Para o professor Sandro Teixeira Moita, doutor em ciências militares, Donbass é um ponto crucial para os ucranianos.
“Donbass é uma região importante porque controla a saída para o mar e possui usinas que usam água do rio para resfriamento. A luta desesperada da Ucrânia talvez seja não permitir a perda dessa região para os russos. A leitura também dos países europeus é de que isso pode passar uma mensagem de fraqueza. Se aceitarem discutir Donbass, o que impede os russos de avançar em outras direções?”, questiona.
O professor Renato Kloss diz entender, contudo, que a conquista territorial momentânea das tropas russas não necessariamente será definitiva.
Os russos não vão largar essa ofensiva agora. E vão tentar conquistar o maior número de cidades também como forma de barganha até para negociar um afastamento entre Ucrânia e Otan”
Renato do Prado Kloss, professor de Relações Internacionais
Contudo, reconhece que o cenário pode se agravar caso os russos também conquistem Kherson e Odessa, na mira dos ataques. Um vídeo mostrou a explosão nas imediações da torre de TV de Kherson, no dia 2 de abril. A região portuária de Odessa, inclusive, está desativada devido ao bloqueio naval russo no conflito.
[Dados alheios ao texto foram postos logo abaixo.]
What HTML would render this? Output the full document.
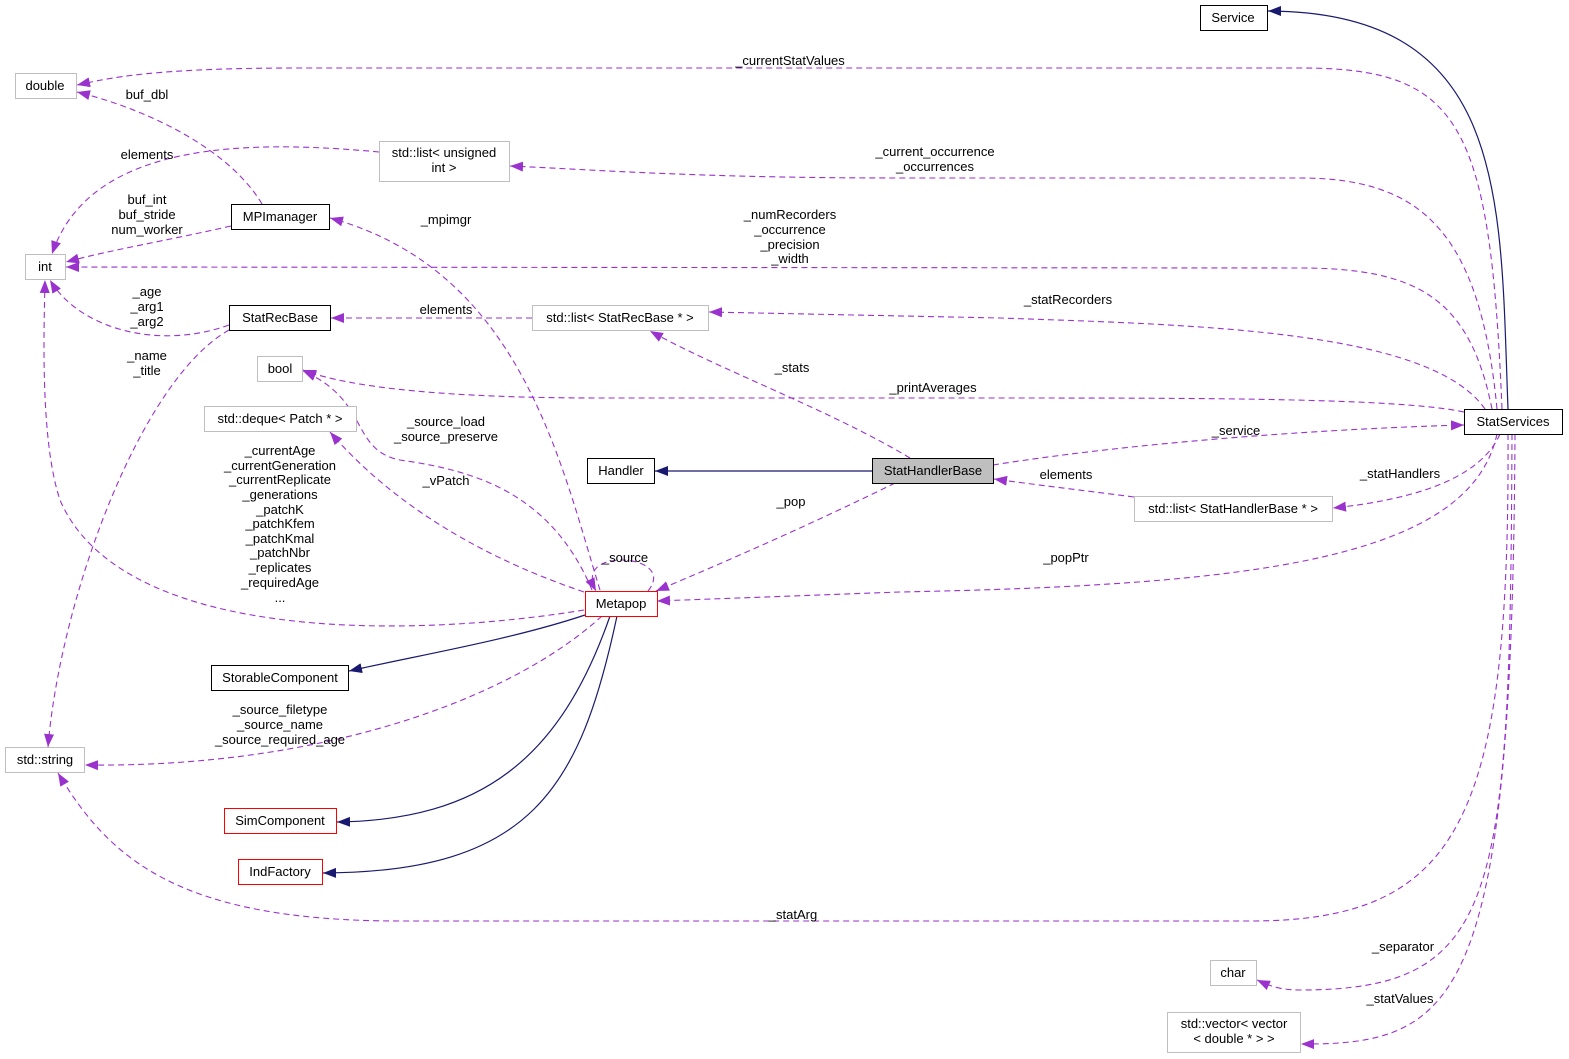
<!DOCTYPE html>
<html><head><meta charset="utf-8"><style>
body{margin:0;background:#fff}
svg{display:block}
text{font-family:"Liberation Sans",Arial,sans-serif;font-size:13px;fill:#000}
.p{fill:none;stroke:#9a32cd;stroke-dasharray:6,4;stroke-width:1.1}
.n{fill:none;stroke:#191970;stroke-width:1.2}
.b{fill:#fff;stroke:#000;stroke-width:1}
.g{fill:#fff;stroke:#bfbfbf;stroke-width:1}
.r{fill:#fff;stroke:#ff0000;stroke-width:1}
</style></head><body>
<svg width="1569" height="1059" viewBox="0 0 1569 1059" xmlns="http://www.w3.org/2000/svg">
<defs>
<marker id="ap" markerUnits="userSpaceOnUse" markerWidth="14" markerHeight="12" refX="13" refY="5" orient="auto"><path d="M0,0 L13,5 L0,10 z" fill="#9a32cd"/></marker>
<marker id="an" markerUnits="userSpaceOnUse" markerWidth="14" markerHeight="12" refX="13" refY="5" orient="auto"><path d="M0,0 L13,5 L0,10 z" fill="#191970"/></marker>
</defs>
<g text-anchor="middle">
<path class="n" marker-end="url(#an)" d="M1508,409 C1500,200 1510,12 1268,11"/>
<path class="p" marker-end="url(#ap)" d="M1502,409 C1490,120 1460,68 1300,68 L300,68 C150,68 110,78 77,85"/>
<text x="790" y="65">_currentStatValues</text>
<path class="p" marker-end="url(#ap)" d="M1497,409 C1480,230 1420,178 1300,178 L900,178 C700,178 600,170 510,166"/>
<text x="935" y="156">_current_occurrence</text><text x="935" y="171">_occurrences</text>
<path class="p" marker-end="url(#ap)" d="M1492,409 C1470,300 1420,268 1300,268 L66,267"/>
<text x="790" y="219">_numRecorders</text><text x="790" y="234">_occurrence</text><text x="790" y="249">_precision</text><text x="790" y="263">_width</text>
<path class="p" marker-end="url(#ap)" d="M1485,409 C1430,330 1200,325 1000,318 L709,312"/>
<text x="1068" y="304">_statRecorders</text>
<path class="p" marker-end="url(#ap)" d="M1464,412 C1400,398 1200,398 1000,398 L600,398 C450,398 350,388 303,370"/>
<text x="933" y="392">_printAverages</text>
<path class="p" marker-end="url(#ap)" d="M993,465 C1150,440 1350,428 1464,425"/>
<text x="1236" y="435">_service</text>
<path class="p" marker-end="url(#ap)" d="M1500,434 C1480,480 1410,500 1333,508"/>
<text x="1400" y="478">_statHandlers</text>
<path class="p" marker-end="url(#ap)" d="M1134,497 C1080,490 1030,484 994,479"/>
<text x="1066" y="479">elements</text>
<path class="p" marker-end="url(#ap)" d="M1497,434 C1470,560 1250,585 900,592 L657,601"/>
<text x="1066" y="562">_popPtr</text>
<path class="p" marker-end="url(#ap)" d="M1508,434 C1510,820 1460,921 1250,921 L400,921 C180,921 110,860 58,773"/>
<text x="793" y="919">_statArg</text>
<path class="p" marker-end="url(#ap)" d="M1512,434 C1510,900 1500,990 1300,990 C1280,990 1270,986 1257,980"/>
<text x="1403" y="951">_separator</text>
<path class="p" marker-end="url(#ap)" d="M1515,434 C1512,1000 1460,1045 1301,1044"/>
<text x="1400" y="1003">_statValues</text>
<path class="n" marker-end="url(#an)" d="M872,471 L655,471"/>
<path class="p" marker-end="url(#ap)" d="M910,458 C830,410 720,370 650,331"/>
<text x="792" y="372">_stats</text>
<path class="p" marker-end="url(#ap)" d="M895,483 C820,520 730,560 656,591"/>
<text x="791" y="506">_pop</text>
<path class="p" marker-end="url(#ap)" d="M532,318 L331,318"/>
<text x="446" y="314">elements</text>
<path class="p" marker-end="url(#ap)" d="M379,152 C250,140 90,140 52,254"/>
<text x="147" y="159">elements</text>
<path class="p" marker-end="url(#ap)" d="M231,226 C170,240 110,250 66,262"/>
<text x="147" y="204">buf_int</text><text x="147" y="219">buf_stride</text><text x="147" y="234">num_worker</text>
<path class="p" marker-end="url(#ap)" d="M262,204 C230,150 150,110 77,92"/>
<text x="147" y="99">buf_dbl</text>
<path class="p" marker-end="url(#ap)" d="M229,325 C160,350 80,330 50,280"/>
<text x="147" y="296">_age</text><text x="147" y="311">_arg1</text><text x="147" y="326">_arg2</text>
<path class="p" marker-end="url(#ap)" d="M229,330 C140,380 60,600 48,747"/>
<text x="147" y="360">_name</text><text x="147" y="375">_title</text>
<path class="p" marker-end="url(#ap)" d="M600,590 C560,460 520,270 330,218"/>
<text x="446" y="224">_mpimgr</text>
<path class="p" marker-end="url(#ap)" d="M592,590 C550,490 470,470 400,460 C350,450 370,400 303,371"/>
<text x="446" y="426">_source_load</text><text x="446" y="441">_source_preserve</text>
<path class="p" marker-end="url(#ap)" d="M584,592 C460,550 380,490 330,432"/>
<text x="446" y="485">_vPatch</text>
<path class="p" marker-end="url(#ap)" d="M584,610 C400,640 120,640 60,500 C40,440 44,330 45,280"/>
<text x="280" y="455">_currentAge</text><text x="280" y="470">_currentGeneration</text><text x="280" y="484">_currentReplicate</text><text x="280" y="499">_generations</text><text x="280" y="514">_patchK</text><text x="280" y="528">_patchKfem</text><text x="280" y="543">_patchKmal</text><text x="280" y="557">_patchNbr</text><text x="280" y="572">_replicates</text><text x="280" y="587">_requiredAge</text><text x="280" y="602">...</text>
<path class="p" marker-end="url(#ap)" d="M648,591 C665,570 640,560 622,560 C600,560 585,570 596,591"/>
<text x="625" y="562">_source</text>
<path class="n" marker-end="url(#an)" d="M585,615 C510,640 420,655 349,671"/>
<path class="p" marker-end="url(#ap)" d="M602,616 C510,700 320,768 85,765"/>
<text x="280" y="714">_source_filetype</text><text x="280" y="729">_source_name</text><text x="280" y="744">_source_required_age</text>
<path class="n" marker-end="url(#an)" d="M610,616 C560,760 480,820 337,822"/>
<path class="n" marker-end="url(#an)" d="M617,616 C580,790 530,872 323,873"/>
<rect class="b" x="1200.5" y="5.5" width="67" height="25"/><text x="1233" y="22">Service</text>
<rect class="g" x="15.5" y="73.5" width="61" height="25"/><text x="45" y="90">double</text>
<rect class="g" x="379.5" y="141.5" width="130" height="40"/><text x="444" y="157">std::list&lt; unsigned</text><text x="444" y="172">int &gt;</text>
<rect class="b" x="231.5" y="204.5" width="98" height="25"/><text x="280" y="221">MPImanager</text>
<rect class="g" x="25.5" y="254.5" width="40" height="25"/><text x="45" y="271">int</text>
<rect class="b" x="229.5" y="305.5" width="101" height="25"/><text x="280" y="322">StatRecBase</text>
<rect class="g" x="532.5" y="305.5" width="176" height="25"/><text x="620" y="322">std::list&lt; StatRecBase * &gt;</text>
<rect class="g" x="257.5" y="356.5" width="45" height="25"/><text x="280" y="373">bool</text>
<rect class="g" x="204.5" y="406.5" width="152" height="25"/><text x="280" y="423">std::deque&lt; Patch * &gt;</text>
<rect class="b" x="587.5" y="458.5" width="67" height="25"/><text x="621" y="475">Handler</text>
<rect x="872.5" y="458.5" width="121" height="25" fill="#bfbfbf" stroke="#000"/><text x="933" y="475">StatHandlerBase</text>
<rect class="b" x="1464.5" y="409.5" width="98" height="25"/><text x="1513" y="426">StatServices</text>
<rect class="g" x="1134.5" y="496.5" width="198" height="25"/><text x="1233" y="513">std::list&lt; StatHandlerBase * &gt;</text>
<rect class="r" x="585.5" y="591.5" width="72" height="25"/><text x="621" y="608">Metapop</text>
<rect class="b" x="211.5" y="665.5" width="137" height="25"/><text x="280" y="682">StorableComponent</text>
<rect class="g" x="5.5" y="747.5" width="79" height="25"/><text x="45" y="764">std::string</text>
<rect class="r" x="224.5" y="808.5" width="112" height="25"/><text x="280" y="825">SimComponent</text>
<rect class="r" x="238.5" y="859.5" width="84" height="25"/><text x="280" y="876">IndFactory</text>
<rect class="g" x="1210.5" y="960.5" width="46" height="25"/><text x="1233" y="977">char</text>
<rect class="g" x="1167.5" y="1012.5" width="133" height="40"/><text x="1234" y="1028">std::vector&lt; vector</text><text x="1234" y="1043">&lt; double * &gt; &gt;</text>
</g>
</svg>
</body></html>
“É a pior das hipóteses para os ucranianos. O porto de Odessa seria o único ponto para escoar os produtos. Sem isso, a Ucrânia precisaria usar um porto na Bulgária, aumentando muito os seus custos com o pagamento de frete das exportações”, diz Kloss.
O professor Sandro Teixeira Moita explica que ultranacionalistas russos projetam a criação de uma “Nova Rússia” em território ucraniano, retirando o acesso do país invadido ao Mar Negro. “Esse seria o objetivo para forçar os ucranianos a assinar um acordo de paz nos termos russos. Sem essas cidades industrializadas, a Ucrânia sofreria um baque econômico muito grande”.